PDFs in my world tend to be big (mb) and the whole file has to be downloaded before it becomes readable. A server computing HTML files to client regardless of the server’s computational load seems to send smaller files and I suspect browsers can display partially downloaded pages to make it seem to go fast for the reader. Just my view.

kewms · June 21, 2022, 6:23pm

Right, but here we’re talking about a situation where the user is trying to manage several hundred thousand bookmarks. That’s a lot of visits to various servers.

I’ve made good use of DT’s Split function to make large PDFs more tractable.

cubicray · June 21, 2022, 6:41pm

I’m not following, what do you mean lots of visits to various servers? I use list view in DT and I’m not opening any webpages inside DT. I use Safari to open the bookmarks.

rcwright · June 24, 2022, 4:21am

Something else to consider - no matter what Mac you get, you’ll have two computers after your purchase. If you network them, you should be able to divide your database across the two.

BLUEFROG · June 24, 2022, 6:00am

If you network them, you should be able to divide your database across the two.

Can you clarify what you’re suggesting here?
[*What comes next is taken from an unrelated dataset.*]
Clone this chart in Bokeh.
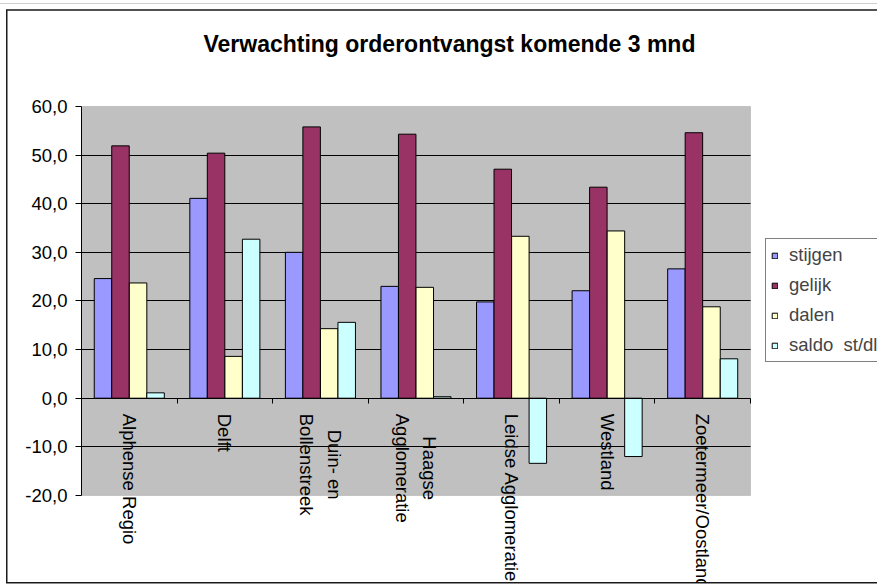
import numpy as np
from bokeh.plotting import figure
from bokeh.models import (Range1d, FixedTicker, LinearAxis, CustomJSTickFormatter,
                          BoxAnnotation, ColumnDataSource, Legend, LegendItem, Label)
from bokeh.transform import dodge
from bokeh.core.properties import value
from bokeh.embed import file_html
from bokeh.resources import INLINE

# ---------------- data ----------------
title_text = "Verwachting orderontvangst komende 3 mnd"
categories = ["Alphense Regio", "Delft", "Duin- en\nBollenstreek", "Haagse\nAgglomeratie",
              "Leidse Agglomeratie", "Westland", "Zoetermeer/Oostland"]
series_names = ["stijgen", "gelijk", "dalen", "saldo  st/dl"]
stijgen = [24.6, 41.1, 30.0, 23.0, 19.8, 22.1, 26.6]
gelijk = [51.9, 50.4, 55.8, 54.3, 47.1, 43.4, 54.6]
dalen = [23.7, 8.6, 14.3, 22.8, 33.3, 34.4, 18.8]
saldo = [1.1, 32.7, 15.6, 0.3, -13.4, -12.0, 8.1]
y_ticks = [-20, -10, 0, 10, 20, 30, 40, 50, 60]
colors = ["#9999FF", "#993366", "#FFFFCC", "#CCFFFF"]

FONT = "Liberation Sans"
n = len(categories)
xc = np.arange(n) + 0.5

# frame spans the canvas right of the value axis; plot area is x 0..7, y -20..60
p = figure(width=877, height=586, x_range=Range1d(0, 8.329), y_range=Range1d(-37.91, 81.80),
           output_backend="svg", toolbar_location=None, x_axis_location=None,
           min_border_left=81, min_border_right=0, min_border_top=0, min_border_bottom=4)
p.title_location = None
p.outline_line_color = None
p.background_fill_alpha = 0.0
p.border_fill_alpha = 0.0
# chart frame lines drawn with inset shadows on the host element
p.styles = {"box-shadow": ", ".join([
    "inset 0 3px 0 0 #ffffff",
    "inset 0 4px 0 0 #cfcfcf",
    "inset 0 9.3px 0 0 #ffffff",
    "inset 6px 0 0 0 #ffffff",
    "inset 0 -2.5px 0 0 #ffffff",
    "inset 0 10.8px 0 0 #1a1a1a",
    "inset 7.5px 0 0 0 #1a1a1a",
    "inset 0 -4px 0 0 #1a1a1a",
])}
for g in p.grid:
    if g.dimension == 0:
        g.visible = False

# gray plot area
p.add_layout(BoxAnnotation(left=0, right=n, bottom=y_ticks[0], top=y_ticks[-1],
                           fill_color="#C0C0C0", fill_alpha=1.0,
                           line_color="#808080", line_width=1, level="image"))

# grid
p.ygrid.ticker = FixedTicker(ticks=[t for t in y_ticks if t not in (y_ticks[0], 0, y_ticks[-1])])
p.ygrid.bounds = (y_ticks[0], y_ticks[-1])
p.ygrid.cross_bounds = (0, n)
p.ygrid.grid_line_color = "black"
p.ygrid.grid_line_width = 1

# y axis
ya = p.yaxis[0]
ya.ticker = FixedTicker(ticks=y_ticks)
ya.bounds = (y_ticks[0], y_ticks[-1])
ya.formatter = CustomJSTickFormatter(code="return tick.toFixed(1).replace('.', ',');")
ya.major_tick_out = 6
ya.major_tick_in = 0
ya.minor_tick_out = 0
ya.minor_tick_in = 0
ya.major_label_standoff = 8
ya.major_label_text_font = FONT
ya.major_label_text_font_size = "18.5px"
ya.major_label_text_color = "black"
ya.axis_line_color = "black"
ya.major_tick_line_color = "black"

# x axis at zero with ticks between categories
xa = LinearAxis(ticker=FixedTicker(ticks=list(range(n + 1))), fixed_location=0,
                bounds=(0, n),
                major_tick_in=5, major_tick_out=0, minor_tick_in=0, minor_tick_out=0,
                major_label_text_font_size="0px", major_label_text_color=None,
                axis_line_color="black", major_tick_line_color="black")
p.add_layout(xa, "above")

# bars
src = ColumnDataSource(dict(x=xc, stijgen=stijgen, gelijk=gelijk, dalen=dalen, saldo=saldo))
offsets = [-0.275, -0.092, 0.092, 0.275]
cols = ["stijgen", "gelijk", "dalen", "saldo"]
items = []
for col, name, off, c in zip(cols, series_names, offsets, colors):
    r = p.vbar(x=dodge("x", off), top=col, bottom=0, width=0.183, source=src,
               fill_color=c, line_color="black", line_width=1)
    items.append(LegendItem(label=name, renderers=[r]))

# category labels (rotated, below zero line)
lab_src = ColumnDataSource(dict(x=xc, y=[-3.2] * n, text=categories))
p.text(x="x", y="y", text="text", source=lab_src, angle=-np.pi / 2,
       anchor="center_left", text_align="center",
       text_font=value(FONT), text_font_size="18.5px", text_line_height=1.3,
       text_color="black")

# title
p.add_layout(Label(x=3.85, y=72.75, text=title_text, text_align="center",
                   text_baseline="middle", text_font=FONT, text_font_size="23px",
                   text_font_style="bold", text_color="black"))

# legend
lg = Legend(items=items, location=(684, 220), orientation="vertical")
lg.label_text_font = FONT
lg.label_text_font_size = "18.5px"
lg.glyph_width = 7
lg.glyph_height = 7
lg.label_standoff = 11
lg.padding = 5
lg.spacing = 8
lg.margin = 0
lg.label_height = 21
lg.border_line_color = "black"
lg.border_line_width = 1
lg.background_fill_color = "white"
lg.background_fill_alpha = 1.0
p.add_layout(lg)

open("out.html", "w").write(file_html(p, INLINE))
rcwright · June 24, 2022, 6:29am

Above, rfog: “I have about 500 GB mostly of PDF across 18 databases (and billions of words), all synchronized between 3 Macs, 2 iPad and one iPhone.” Clearly, all these are somehow networked. It seemed to me that his existing data base may be distributed over the two machines. It might be possible to do searches, say, over the two machines and then merged. Back in my working days, I used to set up 3 or 4 asynchronous queries, and process the results after all were finished, sometimes setting more asychon sessions down the production line.
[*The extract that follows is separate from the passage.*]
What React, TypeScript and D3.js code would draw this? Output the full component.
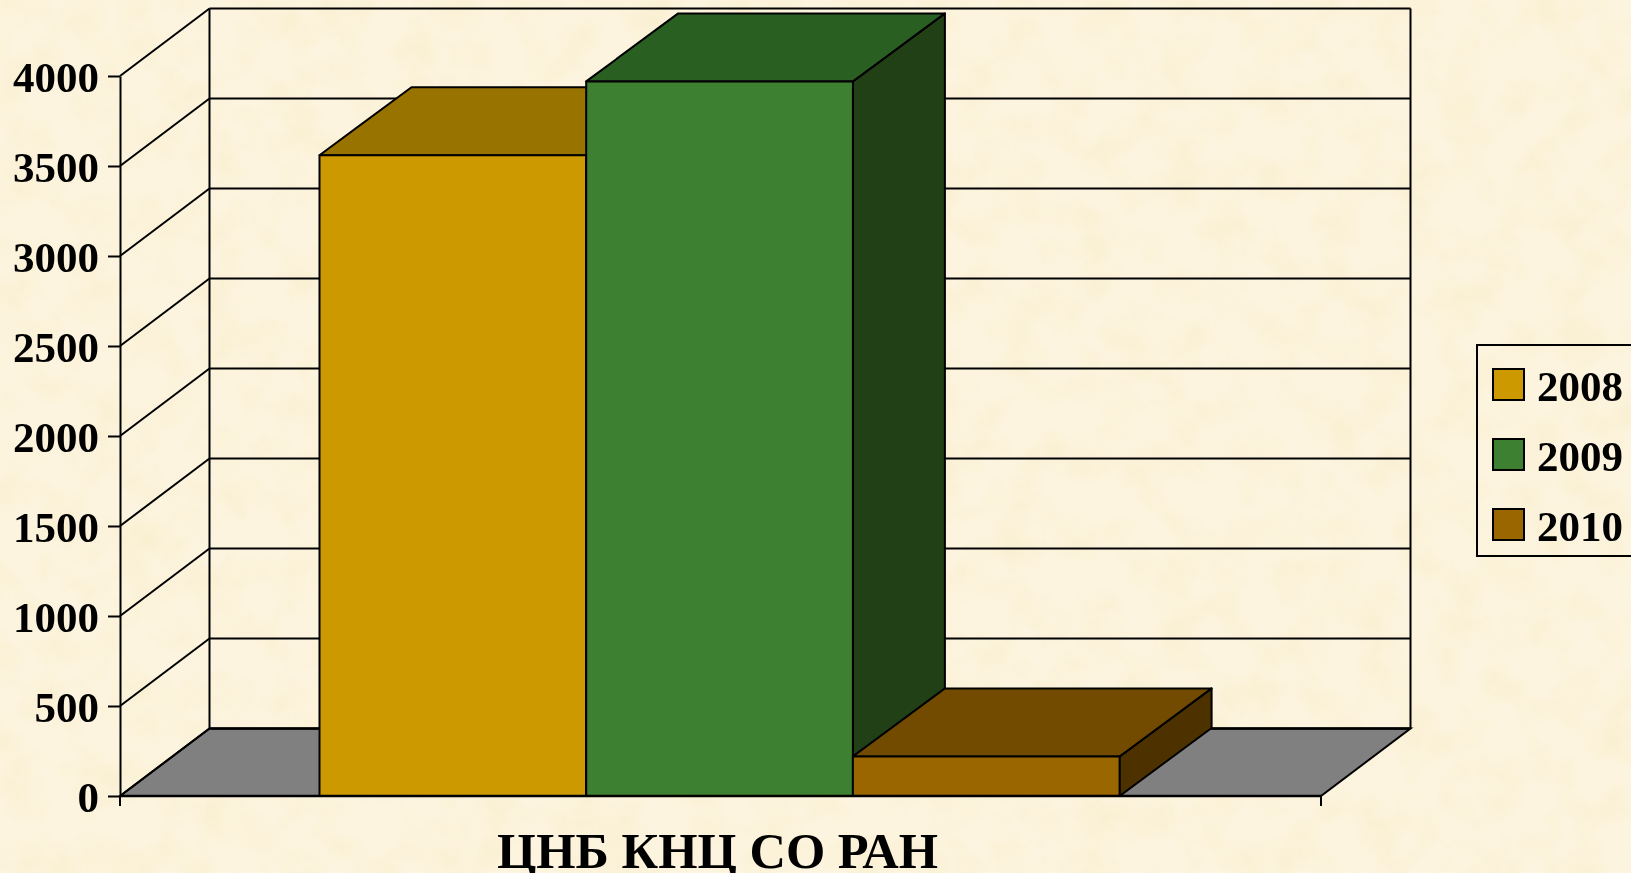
import React, { useEffect, useRef } from 'react';
import * as d3 from 'd3';

const years = ['2008', '2009', '2010'];
const values = [3560, 3970, 220];
const frontColors = ['#cc9900', '#3c8031', '#996600'];
const topColors = ['#997300', '#2c5f24', '#734c00'];
const sideColors = ['#664d00', '#203f17', '#4d3300'];
const yTicks = [0, 500, 1000, 1500, 2000, 2500, 3000, 3500, 4000];
const categoryLabel = 'ЦНБ КНЦ СО РАН';

const WIDTH = 1631;
const HEIGHT = 873;
const FONT = '"Liberation Serif", "Times New Roman", serif';

export default function App() {
  const svgRef = useRef<SVGSVGElement>(null);

  useEffect(() => {
    if (!svgRef.current) return;
    const svg = d3.select(svgRef.current);
    svg.selectAll('*').remove();

    // --- SCALES ---
    const y = d3.scaleLinear().domain([0, 4000]).range([796, 76]);
    const x = d3.scaleBand().domain(years).range([319.5, 1119.6]).padding(0);

    // 3d offset of the walls and of the bars
    const wallDx = 89.5;
    const wallDy = 67.5;
    const barDx = 92;
    const barDy = 68;
    const axisLeft = 120;
    const axisRight = 1321;
    const thin = 2;
    const thick = 2.6;

    // parchment background
    const defs = svg.append('defs');
    const paper = defs.append('filter').attr('id', 'paper').attr('x', 0).attr('y', 0).attr('width', '100%').attr('height', '100%');
    paper.append('feTurbulence').attr('type', 'fractalNoise').attr('baseFrequency', 0.025).attr('numOctaves', 4).attr('seed', 7);
    paper.append('feColorMatrix').attr('type', 'matrix')
      .attr('values', '0 0 0 0 0.93  0 0 0 0 0.84  0 0 0 0 0.58  2 0 0 0 -0.8');
    const soft = defs.append('filter').attr('id', 'soft');
    soft.append('feGaussianBlur').attr('stdDeviation', 0.5);

    svg.append('rect').attr('width', WIDTH).attr('height', HEIGHT).attr('fill', '#fdf4df');
    svg.append('rect').attr('width', WIDTH).attr('height', HEIGHT).attr('filter', 'url(#paper)').attr('opacity', 0.6);

    const root = svg.append('g').attr('filter', 'url(#soft)');

    // --- FLOOR ---
    root.append('polygon')
      .attr('points', [
        [axisLeft, y(0)],
        [axisLeft + wallDx, y(0) - wallDy],
        [axisRight + wallDx, y(0) - wallDy],
        [axisRight, y(0)],
      ].join(' '))
      .attr('fill', '#808080')
      .attr('stroke', '#000')
      .attr('stroke-width', thin);

    // --- WALLS AND GRID ---
    const grid = root.append('g').attr('stroke', '#000').attr('stroke-width', thin).attr('fill', 'none');
    grid.selectAll('.back')
      .data(yTicks)
      .join('line')
      .attr('x1', axisLeft + wallDx)
      .attr('x2', axisRight + wallDx)
      .attr('y1', d => y(d) - wallDy)
      .attr('y2', d => y(d) - wallDy)
      .attr('stroke-width', d => (d === 0 ? thick : thin));
    grid.selectAll('.side')
      .data(yTicks)
      .join('line')
      .attr('x1', axisLeft)
      .attr('x2', axisLeft + wallDx)
      .attr('y1', d => y(d))
      .attr('y2', d => y(d) - wallDy);
    grid.append('line')
      .attr('x1', axisLeft + wallDx).attr('x2', axisLeft + wallDx)
      .attr('y1', y(4000) - wallDy).attr('y2', y(0) - wallDy);
    grid.append('line')
      .attr('x1', axisRight + wallDx).attr('x2', axisRight + wallDx)
      .attr('y1', y(4000) - wallDy).attr('y2', y(0) - wallDy);

    // --- BARS ---
    years.forEach((year, i) => {
      const x0 = x(year)!;
      const x1 = x0 + x.bandwidth();
      const yTop = y(values[i]);
      const g = root.append('g').attr('stroke', '#000').attr('stroke-width', thin).attr('stroke-linejoin', 'round');
      g.append('polygon')
        .attr('points', [[x1, yTop], [x1 + barDx, yTop - barDy], [x1 + barDx, y(0) - barDy], [x1, y(0)]].join(' '))
        .attr('fill', sideColors[i]);
      g.append('polygon')
        .attr('points', [[x0, yTop], [x0 + barDx, yTop - barDy], [x1 + barDx, yTop - barDy], [x1, yTop]].join(' '))
        .attr('fill', topColors[i]);
      g.append('rect')
        .attr('x', x0)
        .attr('y', yTop)
        .attr('width', x.bandwidth())
        .attr('height', y(0) - yTop)
        .attr('fill', frontColors[i]);
    });

    // --- AXES ---
    const axisG = root.append('g')
      .attr('transform', `translate(${axisLeft},0)`)
      .call(d3.axisLeft(y).tickValues(yTicks).tickSize(12).tickPadding(9).tickSizeOuter(0).tickFormat(d3.format('d')))
      .attr('font-family', FONT)
      .attr('font-size', 43)
      .attr('font-weight', 700)
      .attr('color', '#000');
    axisG.selectAll('line').attr('stroke-width', thin);
    axisG.select('.domain').attr('stroke-width', thin);
    axisG.selectAll('text').attr('transform', 'translate(0,2)');

    root.append('line')
      .attr('x1', axisLeft).attr('x2', axisRight)
      .attr('y1', y(0)).attr('y2', y(0))
      .attr('stroke', '#000').attr('stroke-width', thick);
    root.selectAll('.xtick')
      .data([axisLeft, axisRight])
      .join('line')
      .attr('x1', d => d).attr('x2', d => d)
      .attr('y1', y(0)).attr('y2', y(0) + 10)
      .attr('stroke', '#000').attr('stroke-width', thin);

    root.append('text')
      .attr('x', 717.5)
      .attr('y', 868)
      .attr('text-anchor', 'middle')
      .attr('font-family', FONT)
      .attr('font-size', 50.5)
      .attr('font-weight', 700)
      .attr('fill', '#000')
      .text(categoryLabel);

    // --- LEGEND ---
    const legend = root.append('g');
    legend.append('rect')
      .attr('x', 1477).attr('y', 345)
      .attr('width', 180).attr('height', 211)
      .attr('fill', 'none').attr('stroke', '#000').attr('stroke-width', thin);
    const legendY = d3.scalePoint().domain(years).range([369, 509]);
    years.forEach((year, i) => {
      legend.append('rect')
        .attr('x', 1493).attr('y', legendY(year)!)
        .attr('width', 31).attr('height', 31)
        .attr('fill', frontColors[i])
        .attr('stroke', '#000').attr('stroke-width', thin);
      legend.append('text')
        .attr('x', 1537).attr('y', legendY(year)! + 32)
        .attr('font-family', FONT)
        .attr('font-size', 43)
        .attr('font-weight', 700)
        .attr('fill', '#000')
        .text(year);
    });
  }, []);

  return (
    <svg
      ref={svgRef}
      width={WIDTH}
      height={HEIGHT}
      style={{ position: 'fixed', top: 0, left: 0, display: 'block' }}
    />
  );
}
chrillek · June 24, 2022, 7:05am

Without a server running on at least one of them? Hardly.

rfog · June 24, 2022, 12:19pm

I have all in same Mac. In fact, I have the same in 3 Macs and 3 iOS devices (only on-demand), synchronized across a WebDAV server in my NAS.

Each Mac has its own complete local DT databases set in its 1 TB disk. Difference is search speed.

Having two Macs without enough disk space, you can put databases in external disk (I had that in my old MacBook Pro 2012, external disk glued with Velcro in the lid and attached with a normal USB short cable), or if you are patience enough and have very good connection, in a NAS.

Or put half of your databases in one Mac and the other half in the other, but they will be completely independent.

Ryan_N · June 27, 2022, 5:56pm

The timing of this question was quite great as I too am overdue for a hardware upgrade, and running practically the same current hardware as @cubicray (in my case; a late 2013 MBP w/ 4 core i7 (2.66 GhZ), 16GB RAM).

My goal is to merge two DT databases into one. These databases were split only because of hardware limitations, so I usually only run one at a time–which is not ideal at all because I constantly forget to search both of them.

Database-1 is:

162-million words; 1.7 million unique
3,748 groups
4,643 PDFs

Database-2 is:

89-milloin words; 881,000 unique
all items are old books and journals OCRed through DT (so, ABBYY API)

Glancing on the Apple Store website, I see the 16" MBP with the new M1 Max processor starts out w/ 32 GB RAM as the baseline. This can be doubled for $400 USD, and $400 bucks seems reasonable in comparison to the overarching cost of a new machine.

I like saving a buck though, so my $400 question is; is this much RAM truly worth it? Or is this extreme overkill given the crazy-impressive benchmark metrics on these new unified M1 chips?

My DT databases are comprised of only textual documents, but some are quite large files in word-count and file size (i.e. old books and journals that I re-OCRed using DT/ABBYY). I’ve been known to try crazy things before though, like combining an entire multivolume set of books or journal issues into one ginormous PDF (sometimes RTF) for convenience in using DT’s amazing NEAR operator across the entire publication, without having to jump to a new document. …but when I try putting this grand idea into practice on this old dog of a machine, I realize instead I must go reach for a fire extinguisher (beachballing, fan on high, etc.).

So what do you think, fellas? Is 64 GB RAM completely insane?

Thanks in advance!

BLUEFROG · June 27, 2022, 7:50pm

So what do you think, fellas? Is 64 GB RAM completely insane?

Is a 12 cylinder engine in a supercar “insane”? I think not.
If you can comfortably afford it - the car or the RAM - I’d go for it.

Blanc · June 27, 2022, 7:58pm

Just as an aside, you may want to be aware that the entry level M2 MBP appears to have a much slower SSD than its M1 counterpart (source: The Verge). This appears not to apply to the larger SSDs.

Ryan_N · June 28, 2022, 5:11pm

Touché!

…but, I mean, if you said doubling RAM beyond 32GB is effectively pointless in DT-land due to little or no improvement in speed, I would believe you.

I remember you saying one time that 200-million words is sort of a high limit for a DT database (or perhaps any database on a local hard drive).

This does beg the question; is the limitation hardware, or something else?

As these machines keep getting faster, and immense amounts of RAM more affordable, I can’t help but wonder if I could combine two huge databases into one without beach-balling?